My take away is: if you're dealing with a javascript project, use lint-staged. If you're like me and you really want to stick to a simple bash script it might be worth just checking whether there are any partially staged files before doing anything else and aborting with a message telling the user to fix their partially staged files. Until something like lefthook introduces this feature (issue here), your other options are all pretty heinous.

But I'd love for someone to prove me wrong.

1
Novice C On

I liked @tzi's answer; however, in David Winterbottom's quoted article there is a edge case concern raised in the comments in which you will lose some commit history. Though, it's not as doom and gloom as the commenter makes it sound, and again is an edge case for people with problematic practices. It happens when

  1. You stage a file (version A)
  2. Edit the same file before committing (version B)
  3. Wished to commit the originally staged file (version A) and not the modified one (version B)

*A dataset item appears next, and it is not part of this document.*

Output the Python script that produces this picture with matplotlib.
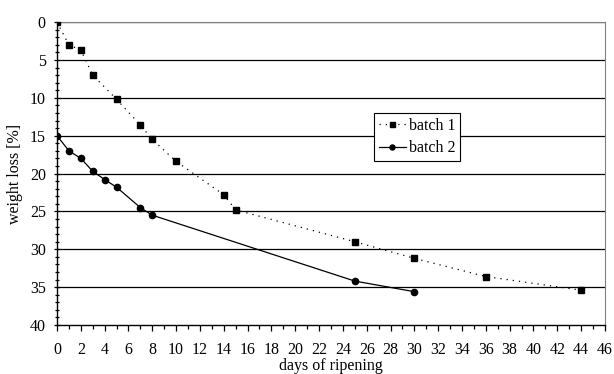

If your commit fails, or succeeds and pops the stash before a committing, you lose your originally staged file (v. A), as it was never commit and is overwritten (with v. B). Obviously not catastrophic, and you still have the latest edit (v. B), but it might hamper some people's workflows and (suboptimal) committing practices. To avoid this you just check the exit of your script and work some stashing tricks to revert to the original state (index has v. A and WD has v. B).

pre-commit

#!/bin/sh

... # other pre-commit tasks

## Stash unstaged changes, but keep the current index
### Modified files in WD should be those of INDEX (v. A), everything else HEAD
### Stashed was the WD of the original state (v. B)

git stash save -q --keep-index "current wd"

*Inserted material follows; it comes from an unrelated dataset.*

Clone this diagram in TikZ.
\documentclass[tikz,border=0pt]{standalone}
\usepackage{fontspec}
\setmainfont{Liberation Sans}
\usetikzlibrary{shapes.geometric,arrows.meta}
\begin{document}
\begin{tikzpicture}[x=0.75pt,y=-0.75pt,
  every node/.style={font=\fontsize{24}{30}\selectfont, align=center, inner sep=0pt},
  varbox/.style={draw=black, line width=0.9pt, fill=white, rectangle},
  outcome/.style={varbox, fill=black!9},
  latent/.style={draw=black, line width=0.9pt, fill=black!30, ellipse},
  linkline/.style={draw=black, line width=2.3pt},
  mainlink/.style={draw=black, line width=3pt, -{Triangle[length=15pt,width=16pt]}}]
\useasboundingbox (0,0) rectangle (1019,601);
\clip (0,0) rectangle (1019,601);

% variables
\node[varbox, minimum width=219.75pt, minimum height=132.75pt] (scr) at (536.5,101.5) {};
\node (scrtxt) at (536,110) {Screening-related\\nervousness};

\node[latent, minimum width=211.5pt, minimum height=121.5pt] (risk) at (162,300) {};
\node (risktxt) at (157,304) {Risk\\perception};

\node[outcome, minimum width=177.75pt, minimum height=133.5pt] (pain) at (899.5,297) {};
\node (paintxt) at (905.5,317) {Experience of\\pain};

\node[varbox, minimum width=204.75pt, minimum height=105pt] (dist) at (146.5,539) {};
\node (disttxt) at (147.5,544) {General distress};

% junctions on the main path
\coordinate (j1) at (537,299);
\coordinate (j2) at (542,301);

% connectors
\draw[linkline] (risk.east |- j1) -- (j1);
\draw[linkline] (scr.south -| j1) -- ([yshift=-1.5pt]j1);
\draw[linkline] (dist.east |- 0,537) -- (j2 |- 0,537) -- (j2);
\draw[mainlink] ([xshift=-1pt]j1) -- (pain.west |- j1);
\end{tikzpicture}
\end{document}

## script for editing project files
### This is editing your original staged files version (v. A), since this is your WD 
### (call changed files v. A')

./your_script.sh

## Check for exit errors of your_script.sh; on errors revert to original state 
## (index has v. A and WD has v. B)

RESULT=$?
if [ $RESULT -ne 0 ]; then
git stash save -q "original index"
git stash apply -q --index stash@{1}
git stash drop -q; git stash drop -q
fi
[ $RESULT -ne 0 ] && exit 1

## Stage your_script.sh modified files (v. A')

git add -u

You should also move the git stash pop to the post-commit hook, as this is what overwrite the staged file (v. A) with the modified file (v. B) prior to committing. In practice mostly likely your script doesn't fail, but even so your git stash pop in the pre-commit hook creates a merge conflict with your script modified files (v . A') and your unstaged modifications (v. B). This then prevents the file from being committed at all, but you do have your script modified originally staged file (v. A') and your unstaged post-staging modified file(v. B) (arguably not losing any significant history assuming your_script.sh only does stuff such as indenting so v. A and v. A' are pretty much the same).

Summary: If you use best practices and commit staged files before modifying them again, the original answer is easiest and great. If you have, in my opinion, bad habits of not doing so and wanting both versions (staged and modified) in your history, you need to be careful (an argument for why this is a bad practice)! In any case, this could be a possible safety net.